Time For An Oscilloscope

The PRR advice is not enough. You need after that to work some hours on a high end osciloscope and after this you can do the comparison.
No. Many users never in their life progress to a high-end scope, certainly not for audio. The point was the learn to walk before trying to run, absolutely gold advice. It is impossible to advice on a scope if the advised doesn't have any experience and doesn't even understand the terms.

Jan
 
I do not completely agree with this. But surely they must learn to walk before to run.
The idea is not to have and use a hi-end oscilloscope, but to understand what a high-performance oscilloscope can do and only then they can decide how performant the oscilloscope they will have to buy will be.
 
The best "teacher" is an analog scope and nowadays you can get a used one for not so much money but the OP isn't very keen on getting a second hand one.

The thing is that with a bit of extra money he can get a much better scope than the one he wants to but of course it's his choice.
 
Sorry to disagree. By using a basic scope you will find out what it is you need for work or hobby. You can then purchase a scope with those functions.

You are assuming the user would understands the limitations of a $30 scope. Unlikely, if you ask me, more likely he will got fooled by the results. The right way is IMO to study first, then decide. But with the "quick reward" mentality (in particular in youngsters) this is unlikely, too...
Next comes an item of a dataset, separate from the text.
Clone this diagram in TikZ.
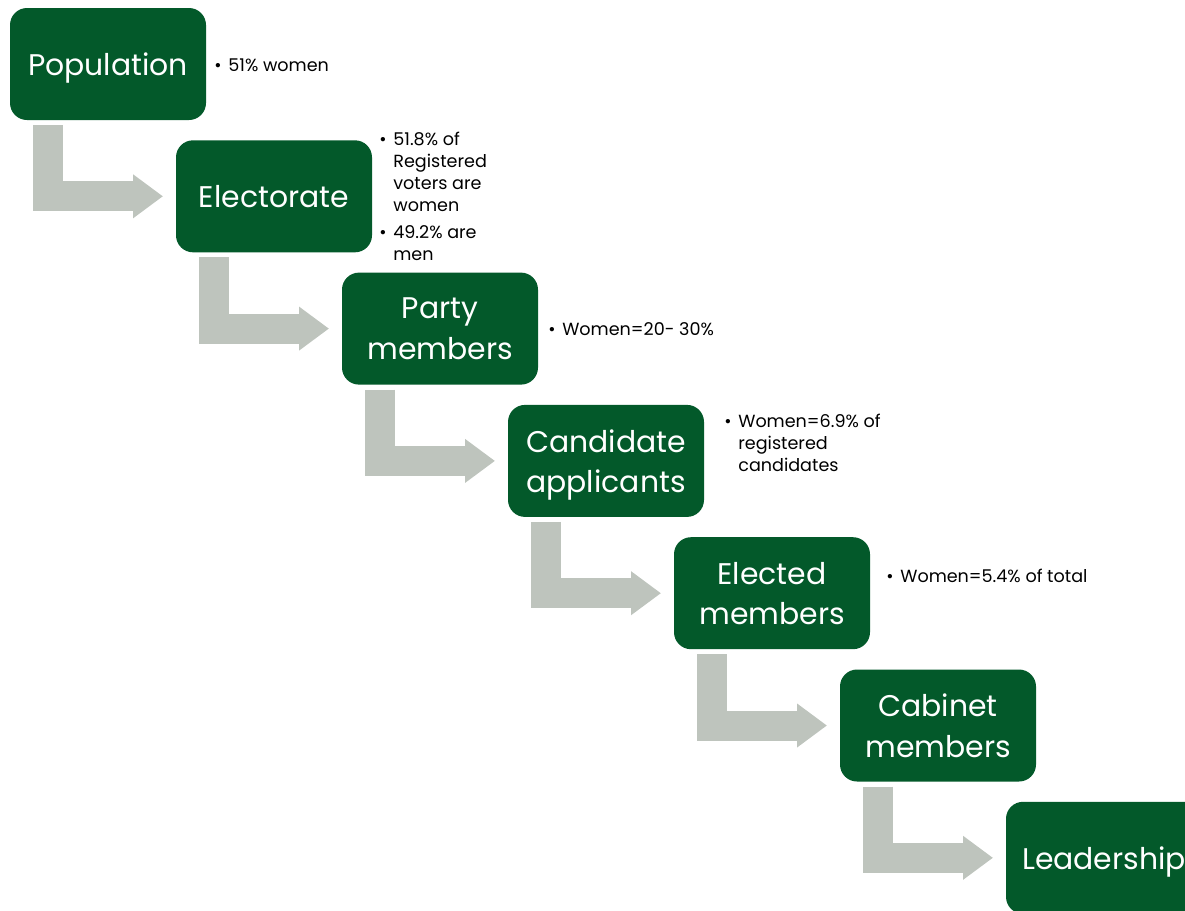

So I would think gambling is a viable strategy, get what you can afford, use it, sell it for whatever, or dispose it, get another one, etc... Consumerist approach, like so many other things today.
 
Hi,

while learning on an analog scope will certainly help with working with oscilloscopes in general, I don't think it is required, or even might not improve work with a digital oscilloscope.
Modern DSOs are imho rather analyzers equipped with different tools like advanced trigger modes etc. to catch and analyze single or infrequent events, while in fact they are blind most of their time.
Beginners should realize that even expensive scopes may perform with >90% of blind time under certain conditions, not even talking about trigger parameters chosen off or inappropriate trigger types.
Analog scopes remain still good at displaying repetitive continous signals .... which is what most analog audio repair probabely is about.
But digital has overtaken audio almost fully and asks for more advanced scopeing and analyzing functionalities a DSO may offer.
At the same it asks for a deeper understanding on digital signal handling .... what's happening inside the scope ... and can I trust the dislayed waveform at all?
Tektronix for example used to build for decades some of the best analog oscilloscopes.
Yet they seemed to never really have got a grasp around DSOs and till recently built their scopes as if it were analog ones just with some digital chips inside.
Today Keysight, LeCroy and even the first chinese scopes leave Tek clearly behind.

jauu
Calvin
 
A simple example of the triggering issue I've seen is on an analog scope, a tone burst is easy to grab at the beginning. With a sampler in normal mode, I've seen cases where it triggers at the beginning, and then the sampling length beats with the burst rate and so the beginning of the trigger is not always at the beginning of the burst so the display is jumping around. Makes sense, but the first time I saw it I was scratching my head as I was coming from analog think. But I will trade that inconvenience for the single shot and complex triggering available for bus tracing.
 
I have a Siglent and love it. It also does Digital Protocol analysis, has a slightly fiddly but still useful FFT with auto-display of harmonics and level in a table if you want, does Bode plots and recently they also even added a logger functionality via a free firmware update. I also like the Ethernet connectivity and the Web interface to control and display the waveforms as well as easily do screenshots for saving or uploading - which you can also do via USB.

It will be useful not just for audio signals for sure, so I know I can extract many years of very fruitful use out of it.

The only cons I can think about are the SMPS as well as the very flimsy feet when you want to put it in a slanted position. The feet don't lock into place very tight, so they can snap back at slight bumps and the thing just collapses flat on the table. These repeated shocks can't be good for the clock. Another one: I wished it had an internal SigGen. It doesn't but there used to be an add-on which has since been discontinued. The only internal SigGen function is a 1kHz Square wave to calibrate the probes, so I got myself a cool external SigGen and use an app to simulate the presence of their own SigGen which then unlocks the Bode screen plots.